### What is needed
Among the records below, find each line that includes the string "this" and copy it.

====

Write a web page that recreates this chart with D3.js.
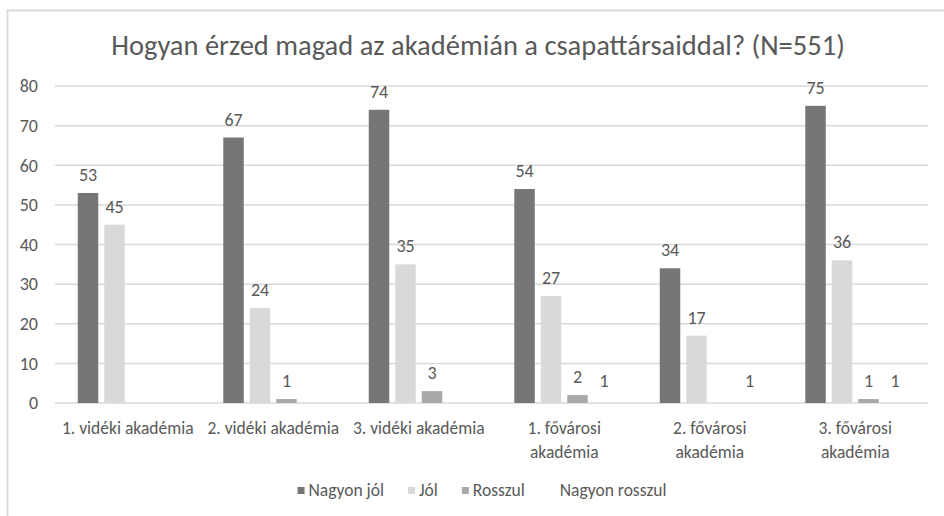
<!DOCTYPE html>
<html>
<head>
<meta charset="utf-8">
<script src="https://cdn.jsdelivr.net/npm/d3@7"></script>
<style>
  html, body { margin: 0; padding: 0; background: #fff; }
  svg { display: block; }
  text { font-family: Carlito, Lato, "Open Sans", sans-serif; fill: #595959; }
</style>
</head>
<body>
<div id="chart"></div>
<script>
const title = "Hogyan érzed magad az akadémián a csapattársaiddal? (N=551)";
const categories = ["1. vidéki akadémia", "2. vidéki akadémia", "3. vidéki akadémia", "1. fővárosi akadémia", "2. fővárosi akadémia", "3. fővárosi akadémia"];
const categoryLines = [["1. vidéki akadémia"], ["2. vidéki akadémia"], ["3. vidéki akadémia"], ["1. fővárosi", "akadémia"], ["2. fővárosi", "akadémia"], ["3. fővárosi", "akadémia"]];
const seriesNames = ["Nagyon jól", "Jól", "Rosszul", "Nagyon rosszul"];
const nagyonJol = [53, 67, 74, 54, 34, 75];
const jol = [45, 24, 35, 27, 17, 36];
const rosszul = [null, 1, 3, 2, null, 1];
const nagyonRosszul = [null, null, null, 1, 1, 1];
const yTicks = [0, 10, 20, 30, 40, 50, 60, 70, 80];
const colors = ["#767676", "#d9d9d9", "#a9a9a9", "none"];

const seriesValues = [nagyonJol, jol, rosszul, nagyonRosszul];

const W = 944, H = 516;
const plotLeft = 55, plotRight = 928, plotTop = 86, plotBottom = 403;

const svg = d3.select("#chart").append("svg").attr("width", W).attr("height", H);

// chart border
svg.append("rect").attr("x", 7.5).attr("y", 10.5).attr("width", W + 10).attr("height", H + 10)
  .attr("fill", "#fff").attr("stroke", "#d9d9d9").attr("stroke-width", 2);

// title
svg.append("text").attr("x", 478).attr("y", 55).attr("text-anchor", "middle")
  .style("font-size", "28.5px").text(title);

const y = d3.scaleLinear().domain([0, 80]).range([plotBottom, plotTop]);
const x0 = d3.scaleBand().domain(categories).range([plotLeft, plotRight]).paddingInner(0.313).paddingOuter(0.1565);
const x1 = d3.scaleBand().domain(seriesNames).range([0, x0.bandwidth()]).paddingInner(0.226).paddingOuter(0);

// gridlines
svg.append("g").selectAll("line").data(yTicks).join("line")
  .attr("x1", plotLeft).attr("x2", plotRight)
  .attr("y1", d => y(d)).attr("y2", d => y(d))
  .attr("stroke", "#d9d9d9").attr("stroke-width", 1.5);

// y axis
const yAxis = svg.append("g").attr("transform", `translate(${plotLeft},0)`)
  .call(d3.axisLeft(y).tickValues(yTicks).tickSize(0).tickPadding(17));
yAxis.select(".domain").remove();
yAxis.selectAll("text").style("font-size", "18px").attr("fill", "#595959")
  .style("font-family", "Carlito, Lato, 'Open Sans', sans-serif");

// bars
const groups = svg.append("g").selectAll("g").data(categories).join("g")
  .attr("transform", d => `translate(${x0(d)},0)`);

const cells = groups.selectAll("g.cell")
  .data((c, i) => seriesNames.map((s, j) => ({ s, j, v: seriesValues[j][i] })).filter(d => d.v !== null))
  .join("g").attr("class", "cell");

cells.append("rect")
  .attr("x", d => x1(d.s)).attr("width", x1.bandwidth())
  .attr("y", d => y(d.v)).attr("height", d => y(0) - y(d.v))
  .attr("fill", d => colors[d.j]);

cells.append("text")
  .attr("x", d => x1(d.s) + x1.bandwidth() / 2)
  .attr("y", d => y(d.v) - 12)
  .attr("text-anchor", "middle")
  .style("font-size", "18px")
  .text(d => d.v);

// x axis category labels
const xl = svg.append("g").selectAll("text").data(categories).join("text")
  .attr("x", d => x0(d) + x0.bandwidth() / 2)
  .attr("y", 434)
  .attr("text-anchor", "middle")
  .style("font-size", "17.5px");
xl.each(function(d, i) {
  const t = d3.select(this);
  categoryLines[i].forEach((line, k) => {
    t.append("tspan").attr("x", x0(d) + x0.bandwidth() / 2).attr("dy", k === 0 ? 0 : 24).text(line);
  });
});

// legend
const legend = svg.append("g");
const items = legend.selectAll("g").data(seriesNames).join("g");
items.append("rect").attr("width", 7).attr("height", 7).attr("y", -9)
  .attr("fill", (d, i) => colors[i]);
items.append("text").attr("x", 11).attr("y", 0).style("font-size", "17.5px").text(d => d);
let cx = 0;
items.each(function() {
  const w = this.getBBox().width;
  d3.select(this).attr("transform", `translate(${cx},0)`);
  cx += w + 24;
});
const total = cx - 24;
legend.attr("transform", `translate(${482 - total / 2},496)`);
</script>
</body>
</html>
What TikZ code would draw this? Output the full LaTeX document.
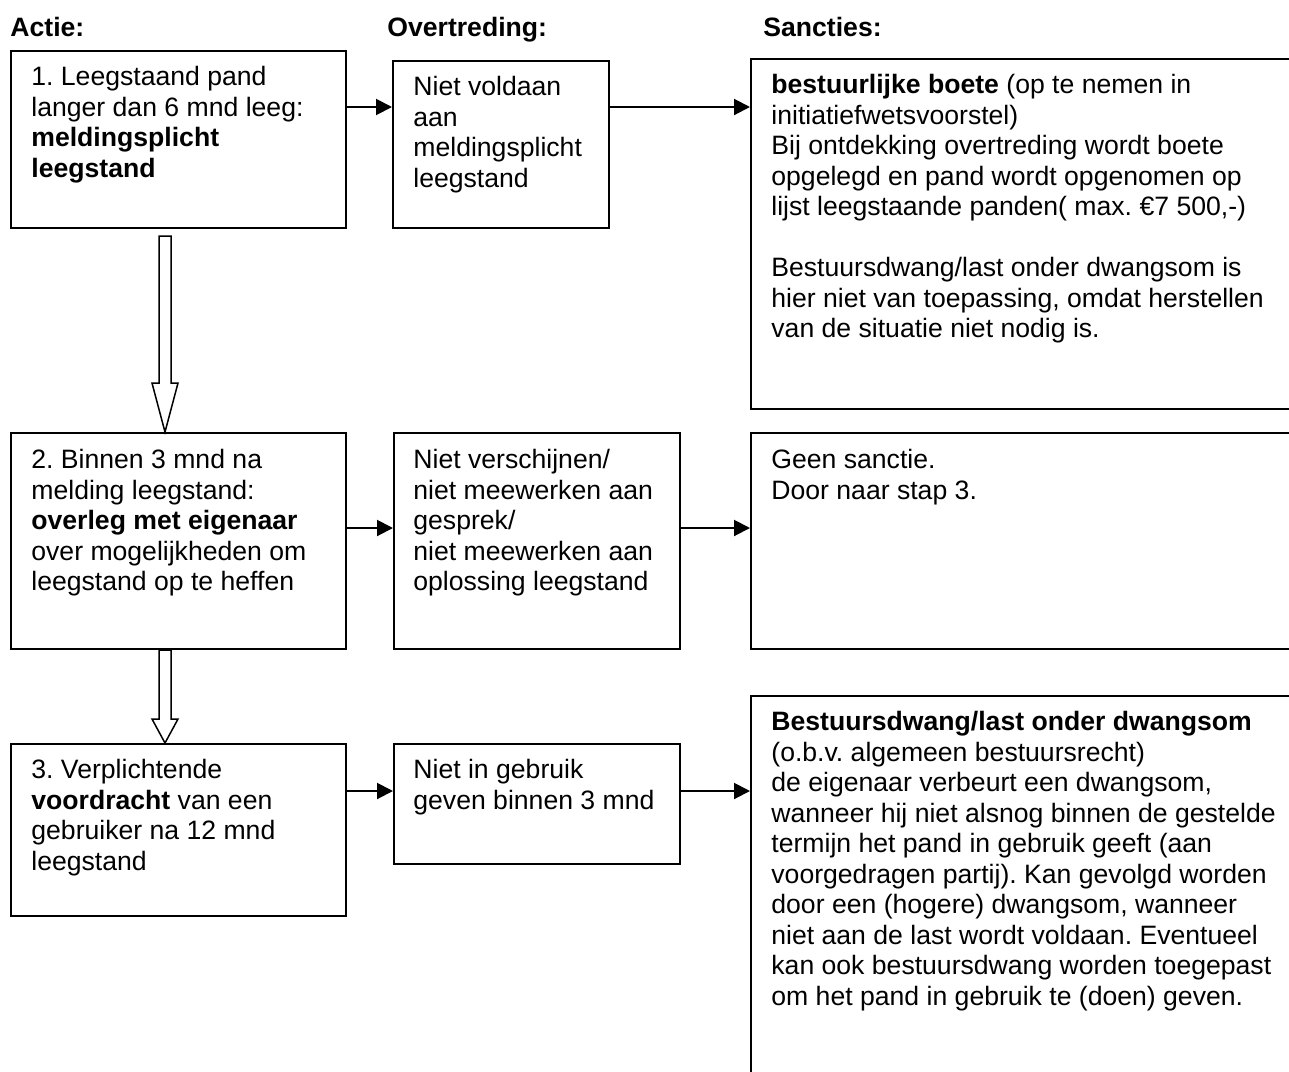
\documentclass[tikz,border=0pt]{standalone}
\usepackage{fontspec}
\setmainfont{Liberation Sans}
\usetikzlibrary{calc, arrows.meta}
\frenchspacing

\tikzset{
  vak/.style={draw, line width=1pt, anchor=north west, inner sep=0pt},
  tekst/.style={anchor=north west, inner sep=0pt, align=left,
    font=\fontsize{13.3}{15.25}\selectfont},
  kop/.style={anchor=base west, inner sep=0pt,
    font=\fontsize{13.3}{15.25}\selectfont\bfseries},
  pijl/.style={line width=1pt, -{Triangle[length=8pt, width=8pt]}},
  blok/.style={line width=0.75pt, line join=miter}
}

% hollow block arrow: start, tip, head length
\newcommand{\blokpijl}[3]{%
  \draw[blok] ($(#1)+(-6,0)$) -- ($(#2)+(-6,-#3)$) -- ($(#2)+(-13,-#3)$)
    -- (#2) -- ($(#2)+(13,-#3)$) -- ($(#2)+(6,-#3)$) -- ($(#1)+(6,0)$) -- cycle;}

\begin{document}
\begin{tikzpicture}[x=0.5pt, y=-0.5pt]
  \clip (0,0) rectangle (1289,1071);

  % column headers
  \node[kop] (kopactie) at (10,36) {Actie:};
  \node[kop] (kopovt) at (387,36) {Overtreding:};
  \node[kop] (kopsan) at (763,36) {Sancties:};

  % row 1
  \node[vak, minimum width=167.5pt, minimum height=88.5pt] (act1) at (10,50) {};
  \node[vak, minimum width=108pt, minimum height=83.5pt] (ovt1) at (392,60) {};
  \node[vak, minimum width=325pt, minimum height=175pt] (san1) at (750,58) {};
  \node[tekst] (act1t) at ($(act1.north west)+(21,16)$)
    {1. Leegstaand pand\\langer dan 6 mnd leeg:\\\textbf{meldingsplicht}\\\textbf{leegstand}};
  \node[tekst] (ovt1t) at ($(ovt1.north west)+(21,16)$)
    {Niet voldaan\\aan\\meldingsplicht\\leegstand};
  \node[tekst] (san1t) at ($(san1.north west)+(21,16)$)
    {\textbf{bestuurlijke boete} (op te nemen in\\initiatiefwetsvoorstel)\\
     Bij ontdekking overtreding wordt boete\\opgelegd en pand wordt opgenomen op\\
     lijst leegstaande panden( max. €7 500,-)\\[15.25pt]
     Bestuursdwang/last onder dwangsom is\\hier niet van toepassing, omdat herstellen\\
     van de situatie niet nodig is.};

  % row 2
  \node[vak, minimum width=167.5pt, minimum height=108pt] (act2) at (10,432) {};
  \node[vak, minimum width=143pt, minimum height=108pt] (ovt2) at (393,432) {};
  \node[vak, minimum width=325pt, minimum height=108pt] (san2) at (750,432) {};
  \node[tekst] (act2t) at ($(act2.north west)+(21,17)$)
    {2. Binnen 3 mnd na\\melding leegstand:\\\textbf{overleg met eigenaar}\\
     over mogelijkheden om\\leegstand op te heffen};
  \node[tekst] (ovt2t) at ($(ovt2.north west)+(20,17)$)
    {Niet verschijnen/\\niet meewerken aan\\gesprek/\\niet meewerken aan\\oplossing leegstand};
  \node[tekst] (san2t) at ($(san2.north west)+(21,17)$)
    {Geen sanctie.\\Door naar stap 3.};

  % row 3
  \node[vak, minimum width=167.5pt, minimum height=86pt] (act3) at (10,743) {};
  \node[vak, minimum width=143pt, minimum height=60pt] (ovt3) at (393,743) {};
  \node[vak, minimum width=325pt, minimum height=252.5pt] (san3) at (750,695) {};
  \node[tekst] (act3t) at ($(act3.north west)+(21,16)$)
    {3. Verplichtende\\\textbf{voordracht} van een\\gebruiker na 12 mnd\\leegstand};
  \node[tekst] (ovt3t) at ($(ovt3.north west)+(20,16)$)
    {Niet in gebruik\\geven binnen 3 mnd};
  \node[tekst] (san3t) at ($(san3.north west)+(21,16)$)
    {\textbf{Bestuursdwang/last onder dwangsom}\\(o.b.v. algemeen bestuursrecht)\\
     de eigenaar verbeurt een dwangsom,\\wanneer hij niet alsnog binnen de gestelde\\
     termijn het pand in gebruik geeft (aan\\voorgedragen partij). Kan gevolgd worden\\
     door een (hogere) dwangsom, wanneer\\niet aan de last wordt voldaan. Eventueel\\
     kan ook bestuursdwang worden toegepast\\om het pand in gebruik te (doen) geven.};

  % arrow heights
  \coordinate (r1) at (0,107);
  \coordinate (r2) at (0,528);
  \coordinate (r3) at (0,791);
  \draw[pijl] (act1.east |- r1) -- (ovt1.west |- r1);
  \draw[pijl] (ovt1.east |- r1) -- (san1.west |- r1);
  \draw[pijl] (act2.east |- r2) -- (ovt2.west |- r2);
  \draw[pijl] (ovt2.east |- r2) -- (san2.west |- r2);
  \draw[pijl] (act3.east |- r3) -- (ovt3.west |- r3);
  \draw[pijl] (ovt3.east |- r3) -- (san3.west |- r3);

  % block arrows between the steps
  \coordinate (p1) at (165,236);
  \coordinate (p2) at (p1 |- act2.south);
  \blokpijl{p1}{p1 |- act2.north}{49}
  \blokpijl{p2}{p1 |- act3.north}{24}
\end{tikzpicture}
\end{document}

====

### Result below
Write a web page that recreates this chart with D3.js.
  const t = d3.select(this);
  const w = this.getBBox().width;
  d3.select(this).attr("transform", `translate(${cx},0)`);
What TikZ code would draw this? Output the full LaTeX document.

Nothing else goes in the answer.